===== RECORDED DATA

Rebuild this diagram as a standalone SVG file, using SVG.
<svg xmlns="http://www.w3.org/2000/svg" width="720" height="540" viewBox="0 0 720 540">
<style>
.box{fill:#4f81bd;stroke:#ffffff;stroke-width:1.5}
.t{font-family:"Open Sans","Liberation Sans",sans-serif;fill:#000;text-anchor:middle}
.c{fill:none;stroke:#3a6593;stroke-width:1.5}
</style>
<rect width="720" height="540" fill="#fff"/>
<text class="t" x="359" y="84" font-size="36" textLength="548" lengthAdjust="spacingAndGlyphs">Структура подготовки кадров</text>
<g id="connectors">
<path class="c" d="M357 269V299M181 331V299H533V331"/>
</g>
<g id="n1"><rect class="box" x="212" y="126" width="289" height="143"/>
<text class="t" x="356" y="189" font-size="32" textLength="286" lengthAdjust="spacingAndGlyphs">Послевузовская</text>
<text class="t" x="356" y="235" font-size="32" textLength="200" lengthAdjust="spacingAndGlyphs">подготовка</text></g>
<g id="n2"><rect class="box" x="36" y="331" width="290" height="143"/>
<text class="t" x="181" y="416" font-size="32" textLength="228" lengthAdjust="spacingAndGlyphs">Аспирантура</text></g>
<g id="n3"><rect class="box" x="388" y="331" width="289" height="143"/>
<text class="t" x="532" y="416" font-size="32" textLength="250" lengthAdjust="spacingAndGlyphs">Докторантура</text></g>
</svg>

==========

# SET PROBLEM
Extract the whole listing, character for character.

# RESPONSE TO THIS TASK
Rebuild this diagram as a standalone SVG file, using SVG.
<svg xmlns="http://www.w3.org/2000/svg" width="720" height="540" viewBox="0 0 720 540">
<style>
.box{fill:#4f81bd;stroke:#ffffff;stroke-width:1.5}
.t{font-family:"Open Sans","Liberation Sans",sans-serif;fill:#000;text-anchor:middle}
.c{fill:none;stroke:#3a6593;stroke-width:1.5}
</style>
<rect width="720" height="540" fill="#fff"/>
<text class="t" x="359" y="84" font-size="36" textLength="548" lengthAdjust="spacingAndGlyphs">Структура подготовки кадров</text>
<g id="connectors">
<path class="c" d="M357 269V299M181 331V299H533V331"/>
</g>
<g id="n1"><rect class="box" x="212" y="126" width="289" height="143"/>
<text class="t" x="356" y="189" font-size="32" textLength="286" lengthAdjust="spacingAndGlyphs">Послевузовская</text>
<text class="t" x="356" y="235" font-size="32" textLength="200" lengthAdjust="spacingAndGlyphs">подготовка</text></g>
<g id="n2"><rect class="box" x="36" y="331" width="290" height="143"/>
<text class="t" x="181" y="416" font-size="32" textLength="228" lengthAdjust="spacingAndGlyphs">Аспирантура</text></g>
<g id="n3"><rect class="box" x="388" y="331" width="289" height="143"/>
<text class="t" x="532" y="416" font-size="32" textLength="250" lengthAdjust="spacingAndGlyphs">Докторантура</text></g>
</svg>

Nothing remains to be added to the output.